* [WHAT YOU HAVE TO DO]
Without the pictures, extract every line from the start of the material to the line containing "(0,0) rectangle (873,390);", both ends included.

* [SUPPLIED INFORMATION]
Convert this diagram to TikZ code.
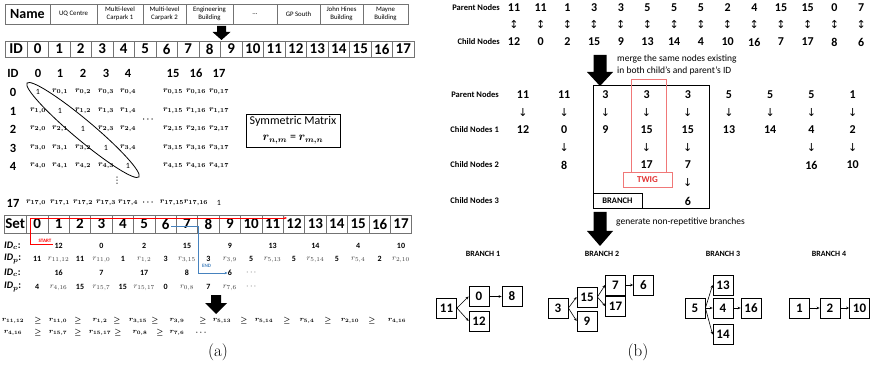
\documentclass[tikz,border=0pt]{standalone}
\usepackage{fontspec}
\setmainfont{Carlito}
\newfontfamily\dejavu{DejaVu Sans}
\newfontfamily\lmroman{Latin Modern Roman}
\usetikzlibrary{shapes.geometric,arrows.meta}
\definecolor{setblue}{RGB}{70,130,190}
\definecolor{twigred}{RGB}{225,50,50}
\definecolor{lightred}{RGB}{240,120,120}
\begin{document}
\begin{tikzpicture}[x=1pt,y=-1pt,
  cell/.style={draw=black!55, line width=0.6pt, inner sep=0pt, align=center, font=\fontsize{6.8}{7.8}\selectfont},
  idcell/.style={draw=black!55, line width=0.6pt, inner sep=0pt, font=\bfseries\fontsize{15}{15}\selectfont},
  mhead/.style={font=\bfseries\fontsize{12.5}{12.5}\selectfont, inner sep=0pt},
  ment/.style={font=\fontsize{8}{8}\selectfont\boldmath, inner sep=0pt},
  sval/.style={font=\bfseries\fontsize{8}{8}\selectfont, inner sep=0pt},
  sr/.style={font=\fontsize{8}{8}\selectfont, text=black!75, inner sep=0pt},
  slabel/.style={font=\fontsize{10}{10}\selectfont\boldmath, anchor=west, inner sep=0pt},
  geq/.style={font=\fontsize{7.5}{7.5}\selectfont\boldmath, inner sep=0pt},
  rlabel/.style={font=\bfseries\fontsize{8.5}{8.5}\selectfont, anchor=east, inner sep=0pt},
  rval/.style={font=\bfseries\fontsize{12}{12}\selectfont, inner sep=0pt},
  arr/.style={font=\dejavu\fontsize{11}{11}\selectfont, inner sep=0pt},
  note/.style={font=\fontsize{9.5}{11}\selectfont, anchor=west, inner sep=0pt},
  blabel/.style={font=\bfseries\fontsize{8}{8}\selectfont, inner sep=0pt},
  bbox/.style={draw, line width=0.8pt, minimum width=20, minimum height=20, inner sep=0pt, font=\bfseries\fontsize{13}{13}\selectfont},
  link/.style={-{Stealth[length=3pt,width=2.6pt]}, line width=0.6pt},
  capt/.style={font=\lmroman\fontsize{17}{17}\selectfont, inner sep=0pt}
]
\useasboundingbox (0,0) rectangle (873,390);

% ---------------- (a) ----------------
% name row
\node[cell, minimum width=45, minimum height=20, font=\bfseries\fontsize{14}{14}\selectfont] (name) at (27.5,14) {Name};
\foreach \a/\b/\txt [count=\k] in {50/97/{UQ Centre}, 97/143/{Multi-level\\Carpark 1}, 143/186/{Multi-level\\Carpark 2}, 186/233/{Engineering\\Building}, 233/277/{...}, 277/320/{GP South}, 320/363/{John Hines\\Building}, 363/408/{Mayne\\Building}}
  \node[cell, minimum width={\b-\a}, minimum height=20] (nm\k) at ({(\a+\b)/2},14) {\txt};

% arrow 1
\fill (217,26) -- (226,26) -- (226,32) -- (230.5,32) -- (221.5,40) -- (212.5,32) -- (217,32) -- cycle;

% ID row
\node[idcell, minimum width=22, minimum height=16] (idh) at (16,49) {ID};
\foreach \i in {0,...,17}
  \node[idcell, minimum width=21.5, minimum height=16] (id\i) at ({37.75+21.5*\i},49) {\i};

% matrix header
\node[mhead] (mh) at (13,73) {ID};
\foreach \c/\cx in {0/38,1/60,2/83,3/106,4/128,15/173,16/196,17/219}
  \node[mhead] (mh\c) at (\cx,73) {\c};
% matrix rows
\foreach \r/\ry in {0/92,1/111,2/129,3/148,4/166} {
  \node[mhead] (mr\r) at (13,\ry) {\r};
  \foreach \c/\cx in {0/38,1/60,2/83,3/106,4/128,15/173,16/196,17/219} {
    \ifnum\r=\c\relax
      \node[ment] (m\r-\c) at (\cx,\ry) {1};
    \else
      \node[ment] (m\r-\c) at (\cx,\ry) {$r_{\r,\c}$};
    \fi
  }
}
\node[ment] (mdots) at (148,120) {$\cdots$};
\node[font=\dejavu\fontsize{9}{9}\selectfont, inner sep=0pt] (vdots) at (117,181) {⋮};
\node[mhead] (mr17) at (13,203) {17};
\foreach \c/\cx in {0/36,1/60,2/83,3/106,4/128}
  \node[ment] (m17-\c) at (\cx,203) {$r_{17,\c}$};
\node[ment] (mdots17) at (148,203) {$\cdots$};
\node[ment] (m17-15) at (172,203) {$r_{17,15}$};
\node[ment] (m17-16) at (196,203) {$r_{17,16}$};
\node[ment] (m17-17) at (219,203) {1};
% diagonal ellipse
\node[draw, ellipse, rotate=-40, minimum width=146, minimum height=20, inner sep=0pt, line width=0.8pt] (diag) at (83,130) {};
% symmetric matrix box
\node[draw, line width=0.7pt, minimum width=94, minimum height=33, inner sep=0pt, align=center, font=\fontsize{12}{16}\selectfont] (sym) at (293,130.5)
  {Symmetric Matrix\\{\boldmath$r_{n,m}$} = {\boldmath$r_{m,n}$}};

% Set row
\node[idcell, minimum width=22.5, minimum height=18] (seth) at (15.25,224) {Set};
\foreach \i in {0,...,17}
  \node[idcell, minimum width=21.4, minimum height=18] (set\i) at ({37.2+21.4*\i},224) {\i};

% set rows labels
\node[slabel] (lc1) at (4,246) {$\mathit{ID}_c$\textbf{:}};
\node[slabel] (lp1) at (4,259) {$\mathit{ID}_p$\textbf{:}};
\node[slabel] (lc2) at (4,273) {$\mathit{ID}_c$\textbf{:}};
\node[slabel] (lp2) at (4,287) {$\mathit{ID}_p$\textbf{:}};
% ID_c row 1
\foreach \c/\v in {1/12,3/0,5/2,7/15,9/9,11/13,13/14,15/4,17/10}
  \node[sval] (c1-\c) at ({37.2+21.4*\c},246) {\v};
% ID_p row 1
\foreach \c/\v in {0/11,2/11,4/1,6/3,8/3,10/5,12/5,14/5,16/2}
  \node[sval] (p1-\c) at ({37.2+21.4*\c},259) {\v};
\foreach \c/\v in {1/{11,12},3/{11,0},5/{1,2},7/{3,15},9/{3,9},11/{5,13},13/{5,14},15/{5,4},17/{2,10}}
  \node[sr] (p1-\c) at ({37.2+21.4*\c},260) {$r_{\v}$};
% ID_c row 2
\foreach \c/\v in {1/16,3/7,5/17,7/8,9/6}
  \node[sval] (c2-\c) at ({37.2+21.4*\c},273) {\v};
\node[sval] (c2-10) at ({37.2+21.4*10},273) {$\cdots$};
% ID_p row 2
\foreach \c/\v in {0/4,2/15,4/15,6/0,8/7}
  \node[sval] (p2-\c) at ({37.2+21.4*\c},287) {\v};
\foreach \c/\v in {1/{4,16},3/{15,7},5/{15,17},7/{0,8},9/{7,6}}
  \node[sr] (p2-\c) at ({37.2+21.4*\c},288) {$r_{\v}$};
\node[sval] (p2-10) at ({37.2+21.4*10},287) {$\cdots$};

% START path (red)
\coordinate (rs1) at (53,244);
\coordinate (rs2) at (30,244);
\coordinate (rs3) at (30,218);
\coordinate (rs4) at (287,218);
\draw[red, line width=0.6pt, -{Stealth[length=3pt,width=2.5pt]}] (rs1) -- (rs2) -- (rs3) -- (rs4);
\node[text=red, font=\bfseries\fontsize{5}{5}\selectfont, inner sep=0pt] (start) at (45,240.5) {START};
% END path (blue)
\coordinate (be1) at (171,226);
\coordinate (be2) at (198,226);
\coordinate (be3) at (198,273);
\draw[setblue, line width=0.6pt, -{Stealth[length=3pt,width=2.5pt]}] (be1) -- (be2) -- (be3) -- (c2-9.west |- be3);
\node[text=setblue, font=\bfseries\fontsize{5}{5}\selectfont, inner sep=0pt] (endl) at (206.5,266) {END};

% arrow 2
\fill (211,295) -- (221,295) -- (221,303) -- (227,303) -- (216,314) -- (205,303) -- (211,303) -- cycle;

% >= rows
\foreach \x/\v [count=\k] in {13/{11,12},58/{11,0},100/{1,2},138/{3,15},177/{3,9},222/{5,13},264/{5,14},307/{5,4},350/{2,10},397/{4,16}}
  \node[geq] (g1-\k) at (\x,321) {$r_{\v}$};
\foreach \x [count=\k] in {38,78,117,155,203,244,287,328,372}
  \node[geq] (ge1-\k) at (\x,321) {$\geq$};
\foreach \x/\v [count=\k] in {13/{4,16},58/{15,7},100/{15,17},140/{0,8},177/{7,6}}
  \node[geq] (g2-\k) at (\x,333) {$r_{\v}$};
\foreach \x [count=\k] in {38,78,118,160}
  \node[geq] (ge2-\k) at (\x,333) {$\geq$};
\node[geq] (g2dots) at (201,333) {$\cdots$};

\node[capt] (capa) at (218,352) {(a)};

% ---------------- (b) ----------------
\node[rlabel] (tpl) at (500,8) {Parent Nodes};
\node[rlabel] (tcl) at (500,42) {Child Nodes};
\foreach \p/\c [count=\k from 0] in {11/12,11/0,1/2,3/15,3/9,5/13,5/14,5/4,2/10,4/16,15/7,15/17,0/8,7/6} {
  \node[rval] (tp\k) at ({514+26.7*\k},8) {\p};
  \node[arr] (ta\k) at ({514+26.7*\k},24.5) {↕};
  \node[rval] (tc\k) at ({514+26.7*\k},42) {\c};
}

% arrow 3
\fill (593.5,55) -- (606.5,55) -- (606.5,72) -- (613,72) -- (600,86) -- (587,72) -- (593.5,72) -- cycle;
\node[note] (merge) at (617,59) {merge the same nodes existing};
\node[note] (merge2) at (617,71) {in both child’s and parent’s ID};

% branch box and twig
\node[draw, line width=0.8pt, minimum width=116, minimum height=123, inner sep=0pt] (brbox) at (651,146.5) {};
\node[draw=lightred, line width=0.8pt, minimum width=49, minimum height=15, inner sep=0pt, text=twigred, font=\bfseries\fontsize{9}{9}\selectfont] (twig) at (647.5,179.5) {TWIG};
\coordinate (tw1) at (631,79);
\coordinate (tw2) at (666,79);
\draw[lightred, line width=0.8pt] (twig.north -| tw1) -- (tw1) -- (tw2) -- (twig.north -| tw2);
\node[draw, line width=0.8pt, minimum width=49, minimum height=15, inner sep=0pt, font=\bfseries\fontsize{8.5}{8.5}\selectfont] (brlab) at (617.5,200.5) {BRANCH};

\node[rlabel] (mpl) at (499,95) {Parent Nodes};
\node[rlabel] (mc1) at (499,130) {Child Nodes 1};
\node[rlabel] (mc2) at (499,165) {Child Nodes 2};
\node[rlabel] (mc3) at (499,201) {Child Nodes 3};
\foreach \p/\c [count=\k from 0] in {11/12,11/0,3/9,3/15,3/15,5/13,5/14,5/4,1/2} {
  \node[rval] (mp\k) at ({523+41.2*\k},95) {\p};
  \node[arr] (ma\k) at ({523+41.2*\k},112.5) {↓};
  \node[rval] (mc\k) at ({523+41.2*\k},130) {\c};
}
\foreach \k in {1,3,4,7,8}
  \node[arr] (mb\k) at ({523+41.2*\k},148) {↓};
\foreach \k/\v in {1/8,3/17,4/7,7/16,8/10}
  \node[rval] (md\k) at ({523+41.2*\k},165) {\v};
\node[arr] (me4) at ({523+41.2*4},182.5) {↓};
\node[rval] (mf4) at ({523+41.2*4},201) {6};

% arrow 4
\fill (593.5,212) -- (606.5,212) -- (606.5,231) -- (613,231) -- (600,246) -- (587,231) -- (593.5,231) -- cycle;
\node[note] (gen) at (616,222) {generate non-repetitive branches};

% branch labels
\node[blabel] (bl1) at (483,254) {BRANCH 1};
\node[blabel] (bl2) at (602,254) {BRANCH 2};
\node[blabel] (bl3) at (723,254) {BRANCH 3};
\node[blabel] (bl4) at (829,254) {BRANCH 4};

% branch 1
\node[bbox] (b11) at (446.5,308) {11};
\node[bbox] (b10) at (479,296.5) {0};
\node[bbox] (b18) at (512,296.5) {8};
\node[bbox] (b112) at (479,321) {12};
\draw[link] (b11.east) -- (b10.west);
\draw[link] (b11.east) -- (b112.west);
\draw[link] (b10.east) -- (b18.west);
% branch 2
\node[bbox] (b23) at (558,308) {3};
\node[bbox] (b215) at (587,297) {15};
\node[bbox] (b29) at (587,321) {9};
\node[bbox] (b27) at (615.5,285) {7};
\node[bbox] (b217) at (615.5,306) {17};
\node[bbox] (b26) at (643.5,285) {6};
\draw[link] (b23.east) -- (b215.west);
\draw[link] (b23.east) -- (b29.west);
\draw[link] (b215.east) -- (b27.west);
\draw[link] (b215.east) -- (b217.west);
\draw[link] (b27.east) -- (b26.west);
% branch 3
\node[bbox] (b35) at (695,308) {5};
\node[bbox] (b313) at (723,285) {13};
\node[bbox] (b34) at (723,308) {4};
\node[bbox] (b314) at (723,334.5) {14};
\node[bbox] (b316) at (751,308) {16};
\draw[link] (b35.east) -- (b313.west);
\draw[link] (b35.east) -- (b34.west);
\draw[link] (b35.east) -- (b314.west);
\draw[link] (b34.east) -- (b316.west);
% branch 4
\node[bbox] (b41) at (799.5,308) {1};
\node[bbox] (b42) at (830,308) {2};
\node[bbox] (b410) at (859.5,308) {10};
\draw[link] (b41.east) -- (b42.west);
\draw[link] (b42.east) -- (b410.west);

\node[capt] (capb) at (638,352) {(b)};
\end{tikzpicture}
\end{document}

* [RESPONSE TO THE EXERCISE]
Convert this diagram to TikZ code.
\documentclass[tikz,border=0pt]{standalone}
\usepackage{fontspec}
\setmainfont{Carlito}
\newfontfamily\dejavu{DejaVu Sans}
\newfontfamily\lmroman{Latin Modern Roman}
\usetikzlibrary{shapes.geometric,arrows.meta}
\definecolor{setblue}{RGB}{70,130,190}
\definecolor{twigred}{RGB}{225,50,50}
\definecolor{lightred}{RGB}{240,120,120}
\begin{document}
\begin{tikzpicture}[x=1pt,y=-1pt,
  cell/.style={draw=black!55, line width=0.6pt, inner sep=0pt, align=center, font=\fontsize{6.8}{7.8}\selectfont},
  idcell/.style={draw=black!55, line width=0.6pt, inner sep=0pt, font=\bfseries\fontsize{15}{15}\selectfont},
  mhead/.style={font=\bfseries\fontsize{12.5}{12.5}\selectfont, inner sep=0pt},
  ment/.style={font=\fontsize{8}{8}\selectfont\boldmath, inner sep=0pt},
  sval/.style={font=\bfseries\fontsize{8}{8}\selectfont, inner sep=0pt},
  sr/.style={font=\fontsize{8}{8}\selectfont, text=black!75, inner sep=0pt},
  slabel/.style={font=\fontsize{10}{10}\selectfont\boldmath, anchor=west, inner sep=0pt},
  geq/.style={font=\fontsize{7.5}{7.5}\selectfont\boldmath, inner sep=0pt},
  rlabel/.style={font=\bfseries\fontsize{8.5}{8.5}\selectfont, anchor=east, inner sep=0pt},
  rval/.style={font=\bfseries\fontsize{12}{12}\selectfont, inner sep=0pt},
  arr/.style={font=\dejavu\fontsize{11}{11}\selectfont, inner sep=0pt},
  note/.style={font=\fontsize{9.5}{11}\selectfont, anchor=west, inner sep=0pt},
  blabel/.style={font=\bfseries\fontsize{8}{8}\selectfont, inner sep=0pt},
  bbox/.style={draw, line width=0.8pt, minimum width=20, minimum height=20, inner sep=0pt, font=\bfseries\fontsize{13}{13}\selectfont},
  link/.style={-{Stealth[length=3pt,width=2.6pt]}, line width=0.6pt},
  capt/.style={font=\lmroman\fontsize{17}{17}\selectfont, inner sep=0pt}
]
\useasboundingbox (0,0) rectangle (873,390);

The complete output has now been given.